Science fiction in China is attracting special interest of late. The mind-bending trilogy Three Body by Liu Cixin has been selling strong for its genre. Sci fi is also a theme of the new edition of the Beijing-based (English language) literary magazine Pathlight, slated to come out next week. Alice Xin Liu, managing editor of the magazine, tweeted “Chinese scifi is, politically, most daring genre in Chinese contemporary literature”.
So, who should we be reading? Does this sci fi have Chinese characteristics? What is its history in the mainland? And does it matter?
I sat down with Fei Dao in Tsinghua university, where he is studying comparative literature, to ask him these questions and more. Here it is, straight from the horse’s mouth.
Alec Ash: How did you start writing science fiction?
Fei Dao: When I was at middle school, 16 or 17, I started to read a lot of sci fi. I read the magazine Science Fiction World, and became more familiar with sci fi literature. I liked it because there was a lot of imagination and novelty in it. At that time, my dream was to become an author. When I started out, I didn’t think at all about writing science fiction. Back then I felt sci fi was very difficult to write, and needed some knowledge of science, so I could only appreciate it but not write it myself.
Like many post 80s authors, I started out writing campus stories about young people in school. But I couldn’t get them published. Until one day in university, I wrote a science fiction story on the side, and sent it in to Science Fiction World. I was just giving it a go, I had no idea that that first story would get published [in 2003]. A year later, I had another idea, and that second story also got published. So that encouraged me, and I started writing sci fi.
AA: How popular is sci fi in China?
FD: In my opinion, it’s mostly popular among young people. This has a big connection to Science Fiction World, because a lot of students at middle school and university buy that magazine. It has a very large readership. But after people graduate and start to work, most people don’t read science fiction. They think it’s just youth literature and that grown-ups should read more mature stuff, not childish stuff.
AA: How do you feel about that?
FD: Of course I don’t think it’s childish literature. But Science Fiction World is, after all, for young readers. The whole feel of the magazine is like that. So while there is lots of mature science fiction for grown-ups, the readers are still mostly young.
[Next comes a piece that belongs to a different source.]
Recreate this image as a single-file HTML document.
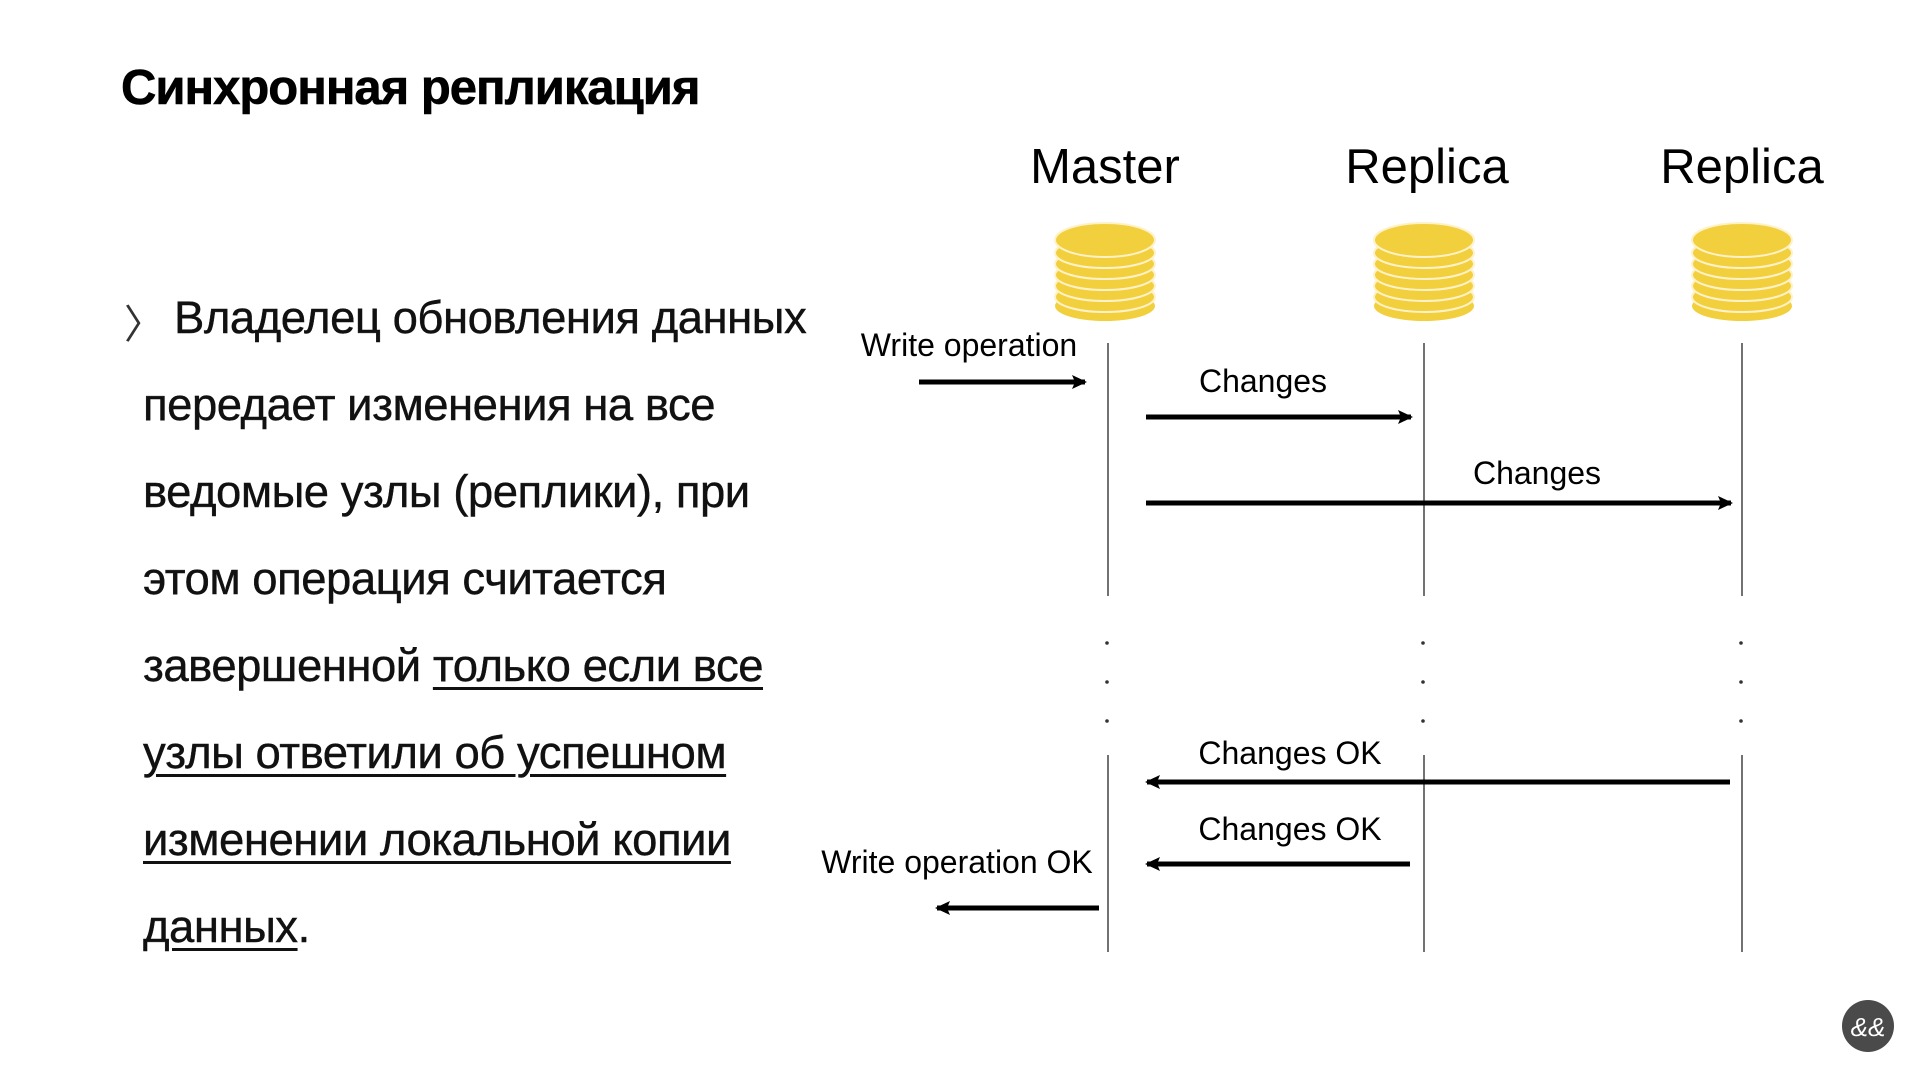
<!DOCTYPE html>
<html><head><meta charset="utf-8"><style>
body{margin:0;width:1919px;height:1079px;background:#fff;overflow:hidden;position:relative;font-family:"Liberation Sans","DejaVu Sans",sans-serif;color:#000}
.t{position:absolute;white-space:nowrap}
.title{left:121px;top:60px;font-size:49px;font-weight:bold;letter-spacing:-1px;-webkit-text-stroke:0.6px #000}
.body{font-size:45.5px;letter-spacing:-0.5px;color:#111;-webkit-text-stroke:0.4px #111}
u{text-decoration-thickness:3px;text-underline-offset:6px}
</style></head><body>
<div class="t title">Синхронная репликация</div>
<div class="t body" style="left:124px;top:292px;font-size:40px;color:#333;-webkit-text-stroke:0">〉</div>
<div class="t body" style="left:174px;top:292px">Владелец обновления данных</div>
<div class="t body" style="left:143px;top:379px">передает изменения на все</div>
<div class="t body" style="left:143px;top:466px">ведомые узлы (реплики), при</div>
<div class="t body" style="left:143px;top:553px">этом операция считается</div>
<div class="t body" style="left:143px;top:640px">завершенной <u>только если все</u></div>
<div class="t body" style="left:143px;top:727px"><u>узлы ответили об успешном</u></div>
<div class="t body" style="left:143px;top:814px"><u>изменении локальной копии</u></div>
<div class="t body" style="left:143px;top:901px"><u>данных</u>.</div>
<svg width="1919" height="1079" style="position:absolute;left:0;top:0" font-family="Liberation Sans, sans-serif">
<defs>
<g id="db">
<ellipse cx="0" cy="83" rx="50" ry="15" fill="#f2cf3c"/>
<ellipse cx="0" cy="74" rx="50" ry="15" fill="#f2cf3c" stroke="#fff2c8" stroke-width="2"/>
<ellipse cx="0" cy="63" rx="50" ry="15" fill="#f2cf3c" stroke="#fff2c8" stroke-width="2"/>
<ellipse cx="0" cy="52" rx="50" ry="15" fill="#f2cf3c" stroke="#fff2c8" stroke-width="2"/>
<ellipse cx="0" cy="41" rx="50" ry="15" fill="#f2cf3c" stroke="#fff2c8" stroke-width="2"/>
<ellipse cx="0" cy="30" rx="50" ry="15" fill="#f2cf3c" stroke="#fff2c8" stroke-width="2"/>
<ellipse cx="0" cy="17" rx="50" ry="17" fill="#f2cf3c" stroke="#fff2c8" stroke-width="2"/>
</g>
<marker id="a" markerWidth="16" markerHeight="16" refX="13" refY="8" orient="auto" markerUnits="userSpaceOnUse"><path d="M0,1 L15,8 L0,15 L3,8 z" fill="#000"/></marker>
</defs>
<g font-size="49" text-anchor="middle">
<text x="1105" y="183">Master</text><text x="1427" y="183">Replica</text><text x="1742" y="183">Replica</text>
</g>
<use href="#db" x="1105" y="223"/><use href="#db" x="1424" y="223"/><use href="#db" x="1742" y="223"/>
<g stroke="#444" stroke-width="1.5">
<line x1="1108" y1="343" x2="1108" y2="596"/><line x1="1424" y1="343" x2="1424" y2="596"/><line x1="1742" y1="343" x2="1742" y2="596"/>
<line x1="1108" y1="755" x2="1108" y2="952"/><line x1="1424" y1="755" x2="1424" y2="952"/><line x1="1742" y1="755" x2="1742" y2="952"/>
</g>
<g fill="#333">
<circle cx="1107" cy="643" r="1.8"/><circle cx="1107" cy="682" r="1.8"/><circle cx="1107" cy="721" r="1.8"/>
<circle cx="1423" cy="643" r="1.8"/><circle cx="1423" cy="682" r="1.8"/><circle cx="1423" cy="721" r="1.8"/>
<circle cx="1741" cy="643" r="1.8"/><circle cx="1741" cy="682" r="1.8"/><circle cx="1741" cy="721" r="1.8"/>
</g>
<g stroke="#000" stroke-width="5" marker-end="url(#a)">
<line x1="919" y1="382" x2="1085" y2="382"/>
<line x1="1146" y1="417" x2="1411" y2="417"/>
<line x1="1146" y1="503" x2="1731" y2="503"/>
<line x1="1730" y1="782" x2="1147" y2="782"/>
<line x1="1410" y1="864" x2="1147" y2="864"/>
<line x1="1099" y1="908" x2="937" y2="908"/>
</g>
<g font-size="32" text-anchor="middle">
<text x="969" y="356">Write operation</text>
<text x="1263" y="392">Changes</text>
<text x="1537" y="484">Changes</text>
<text x="1290" y="764">Changes OK</text>
<text x="1290" y="840">Changes OK</text>
<text x="957" y="873">Write operation OK</text>
</g>
<circle cx="1868" cy="1026" r="26" fill="#4a4a4a"/>
<text x="1868" y="1036" font-size="26" fill="#fff" text-anchor="middle" font-style="italic">&amp;&amp;</text>
</svg>
</body></html>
I feel lots of people are prejudiced against sci fi. They think that if you’re a certain age and still read sci fi, that’s immature and unrealistic, like you are letting your fantasies run wild. So I think that prejudice is a problem. But now that Three Body (三体) [by Liu Cixin] has been publically praised, I hope that is slowly changing people’s opinion.
AA: Who are the Chinese authors we should read?
FD: The most popular authors now are Liu Cixin, Han Song and Wang Jinkang. Those three are the most famous at this time. Some people jokingly call them “the three generals”.
Sounds like Fei Dao might be making a nod to the ‘big three’ of Western sci-fi (Heinlein, Asimov, and Clarke). Neat stuff. You can read the rest of the interview here.
*Karin Tidbeck responded to my request for a recording of the talk with a link to a blog post by Fei Dao in Chinese, which I am about half-way through translating right now.